Gremlin repeatMode query hint - Amazon Neptune

Gremlin repeatMode query hint

The Neptune repeatMode query hint specifies how the Neptune engine evaluates the repeat() step in a Gremlin traversal: breadth first, depth first, or chunked depth first.

The evaluation mode of the repeat() step is important when it is used to find or follow a path, rather than simply repeating a step a limited number of times.

Syntax

The repeatMode query hint is specified by adding a withSideEffect step to the query.

g.withSideEffect('Neptune#repeatMode', 'mode').gremlin-traversal
Note

All Gremlin query hints side effects are prefixed with Neptune#.

Available Modes
  • BFS

    Breadth-First Search

    Default execution mode for the repeat() step. This gets all sibling nodes before going deeper along the path.

    This version is memory-intensive and frontiers can get very large. There is a higher risk that the query will run out of memory and be cancelled by the Neptune engine. This most closely matches other Gremlin implementations.

  • DFS

    Depth-First Search

    Follows each path to the maximum depth before moving on to the next solution.

    This uses less memory. It may provide better performance in situations like finding a single path from a starting point out multiple hops.

  • CHUNKED_DFS

    Chunked Depth-First Search

    A hybrid approach that explores the graph depth-first in chunks of 1,000 nodes, rather than 1 node (DFS) or all nodes (BFS).

    The Neptune engine will get up to 1,000 nodes at each level before following the path deeper.

    This is a balanced approach between speed and memory usage.

    It is also useful if you want to use BFS, but the query is using too much memory.

Example

The following section describes the effect of the repeat mode on a Gremlin traversal.

In Neptune the default mode for the repeat() step is to perform a breadth-first (BFS) execution strategy for all traversals.

In most cases, the TinkerGraph implementation uses the same execution strategy, but in some cases it alters the execution of a traversal.

For example, the TinkerGraph implementation modifies the following query.

g.V("3").repeat(out()).times(10).limit(1).path()

The repeat() step in this traversal is "unrolled" into the following traversal, which results in a depth-first (DFS) strategy.

g.V(<id>).out().out().out().out().out().out().out().out().out().out().limit(1).path()
Important

The Neptune query engine does not do this automatically.

Breadth-first (BFS) is the default execution strategy, and is similar to TinkerGraph in most cases.

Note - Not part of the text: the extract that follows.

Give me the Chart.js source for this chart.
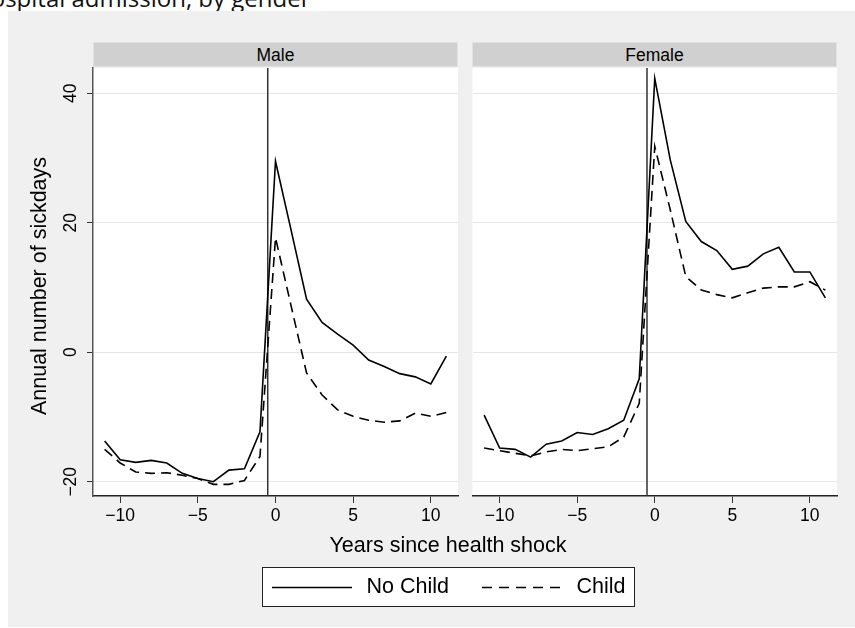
<!DOCTYPE html>
<html>
<head>
<meta charset="utf-8">
<script src="https://cdn.jsdelivr.net/npm/chart.js@4.4.1/dist/chart.umd.min.js"></script>
<style>
  html, body { margin: 0; padding: 0; }
  body { width: 855px; height: 628px; overflow: hidden; position: relative; background: #fff;
         font-family: "Liberation Sans", Arial, sans-serif; color: #000; }
  #caption { position: absolute; left: -24px; top: -14.5px; font-family: "Open Sans", sans-serif;
             font-size: 24px; line-height: 24px; white-space: nowrap; color: #111; }
  #region { position: absolute; left: 8px; top: 11px; width: 847px; height: 616px; background: #f0f0f0; }
  .strip { position: absolute; top: 42px; height: 25px; line-height: 25px; background: #d0d0d0;
           box-sizing: border-box; border: 1px solid #dde4e8; text-align: center; font-size: 17.5px; }
  .panel { position: absolute; top: 60px; }
  #xtitle { position: absolute; left: 248px; width: 400px; top: 535px; text-align: center;
            font-size: 21.5px; line-height: 21.5px; white-space: nowrap; }
  #legend { position: absolute; left: 262px; top: 567px; width: 373px; height: 40px; box-sizing: border-box;
            border: 1px solid #222; background: #fff; }
  .ltext { position: absolute; top: 575.5px; font-size: 21.5px; line-height: 21.5px; white-space: nowrap; }
</style>
</head>
<body>
<div id="caption">hospital admission, by gender</div>
<div id="region"></div>
<div class="strip" style="left:93px;width:365px;">Male</div>
<div class="strip" style="left:472px;width:365px;">Female</div>
<div class="panel" style="left:0px;"><canvas id="maleChart" width="460" height="480"></canvas></div>
<div class="panel" style="left:465px;"><canvas id="femaleChart" width="375" height="480"></canvas></div>
<div id="xtitle">Years since health shock</div>
<div id="legend">
  <svg width="373" height="40" style="position:absolute;left:-1px;top:-1px;">
    <line x1="10" y1="20.5" x2="90" y2="20.5" stroke="#000" stroke-width="1.6"/>
    <line x1="220" y1="20.5" x2="300" y2="20.5" stroke="#000" stroke-width="1.6" stroke-dasharray="10,7"/>
  </svg>
</div>
<span class="ltext" style="left:366.5px;">No Child</span>
<span class="ltext" style="left:576.5px;">Child</span>

<script>
// years relative to the health shock
const years = [-11, -10, -9, -8, -7, -6, -5, -4, -3, -2, -1, 0, 1, 2, 3, 4, 5, 6, 7, 8, 9, 10, 11];

// annual number of sickdays
const maleNoChild = [-13.7, -16.6, -17.0, -16.7, -17.1, -18.7, -19.5, -20.0, -18.2, -18.0, -12.3,
                     29.5, 18.9, 8.2, 4.6, 2.8, 1.1, -1.2, -2.2, -3.3, -3.8, -4.9, -0.6];
const maleChild = [-15.0, -17.1, -18.5, -18.7, -18.6, -19.0, -19.5, -20.4, -20.4, -19.8, -16.1,
                   17.7, 7.2, -3.2, -6.6, -8.9, -9.9, -10.5, -10.8, -10.6, -9.4, -9.9, -9.3];
const femaleNoChild = [-9.7, -14.8, -15.0, -16.2, -14.2, -13.7, -12.4, -12.7, -11.8, -10.5, -4.1,
                       42.3, 29.7, 20.2, 17.1, 15.7, 12.8, 13.3, 15.2, 16.2, 12.4, 12.4, 8.4];
const femaleChild = [-14.8, -15.2, -15.6, -16.0, -15.4, -15.0, -15.2, -14.9, -14.6, -13.1, -7.9,
                     31.8, 22.0, 11.7, 9.6, 8.9, 8.4, 9.2, 9.9, 10.1, 10.1, 10.9, 9.6];

const xTicks = [-10, -5, 0, 5, 10];
const yTicks = [-20, 0, 20, 40];
const shockYear = -0.5;

const FONT = '"Liberation Sans", Arial, sans-serif';

function fmt(v) {
    return v < 0 ? '\u2212' + Math.abs(v) : String(v);
}

// white plot region
const plotBackground = {
    id: 'plotBackground',
    beforeDraw(chart) {
        const { ctx, chartArea: a } = chart;
        ctx.save();
        ctx.fillStyle = '#fff';
        ctx.fillRect(a.left, a.top, a.right - a.left, a.bottom - a.top);
        ctx.restore();
    }
};

// vertical reference line at the shock
const shockLine = {
    id: 'shockLine',
    beforeDatasetsDraw(chart) {
        const { ctx, chartArea: a, scales } = chart;
        const x = scales.x.getPixelForValue(shockYear);
        ctx.save();
        ctx.strokeStyle = '#333';
        ctx.lineWidth = 1.5;
        ctx.beginPath();
        ctx.moveTo(x, a.top);
        ctx.lineTo(x, a.bottom);
        ctx.stroke();
        ctx.restore();
    }
};

// rotated y tick labels and y title (left panel only)
const yLabels = {
    id: 'yLabels',
    afterDraw(chart) {
        const { ctx, chartArea: a, scales } = chart;
        ctx.save();
        ctx.fillStyle = '#000';
        ctx.textAlign = 'center';
        ctx.textBaseline = 'alphabetic';
        ctx.font = '17.5px ' + FONT;
        yTicks.forEach(v => {
            ctx.save();
            ctx.translate(76, scales.y.getPixelForValue(v));
            ctx.rotate(-Math.PI / 2);
            ctx.fillText(fmt(v), 0, 0);
            ctx.restore();
        });
        ctx.font = '21.5px ' + FONT;
        ctx.translate(45.5, (a.top + a.bottom) / 2 + 4);
        ctx.rotate(-Math.PI / 2);
        ctx.fillText('Annual number of sickdays', 0, 0);
        ctx.restore();
    }
};

function series(label, values, dash) {
    return {
        label: label,
        data: years.map((x, i) => ({ x: x, y: values[i] })),
        borderColor: '#000',
        borderWidth: 1.6,
        borderDash: dash,
        pointRadius: 0,
        tension: 0,
        fill: false
    };
}

function makePanel(id, noChild, child, isLeft) {
    return new Chart(document.getElementById(id), {
        type: 'line',
        data: {
            datasets: [
                series('No Child', noChild, []),
                series('Child', child, [10, 6])
            ]
        },
        options: {
            responsive: false,
            animation: false,
            events: [],
            layout: { padding: { top: 8, right: isLeft ? 2 : 3, bottom: 0, left: 0 } },
            plugins: { legend: { display: false }, tooltip: { enabled: false } },
            scales: {
                x: {
                    type: 'linear',
                    min: -11.75,
                    max: 11.75,
                    afterBuildTicks: s => { s.ticks = xTicks.map(v => ({ value: v })); },
                    afterFit: s => { s.height = 44; },
                    grid: { display: true, drawOnChartArea: false, drawTicks: true, tickLength: 7,
                            tickColor: '#333', tickWidth: 1 },
                    border: { display: true, color: '#222', width: 1.5 },
                    ticks: { color: '#000', font: { family: FONT, size: 17.5 }, padding: 3,
                             maxRotation: 0, autoSkip: false, callback: v => fmt(v) }
                },
                y: {
                    type: 'linear',
                    min: -22.2,
                    max: 43.9,
                    afterBuildTicks: s => { s.ticks = yTicks.map(v => ({ value: v })); },
                    afterFit: s => { s.width = isLeft ? 93 : 7.5; },
                    grid: { color: '#e6e6e6', lineWidth: 1, drawTicks: isLeft, tickLength: 6,
                            tickColor: '#333', tickWidth: 1 },
                    border: { display: isLeft, color: '#555', width: 1.5 },
                    ticks: { display: false }
                }
            }
        },
        plugins: isLeft ? [plotBackground, shockLine, yLabels] : [plotBackground, shockLine]
    });
}

makePanel('maleChart', maleNoChild, maleChild, true);
makePanel('femaleChart', femaleNoChild, femaleChild, false);
</script>
</body>
</html>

However, there are certain cases where depth-first (DFS) strategies are preferable.

BFS (Default)

Breadth-first (BFS) is the default execution strategy for the repeat() operator.

g.V("3").repeat(out()).times(10).limit(1).path()

The Neptune engine fully explores the first nine-hop frontiers before finding a solution ten hops out. This is effective in many cases, such as a shortest-path query.

However, for the preceding example, the traversal would be much faster using the depth-first (DFS) mode for the repeat() operator.

DFS

The following query uses the depth-first (DFS) mode for the repeat() operator.

g.withSideEffect("Neptune#repeatMode", "DFS").V("3").repeat(out()).times(10).limit(1)

This follows each individual solution out to the maximum depth before exploring the next solution.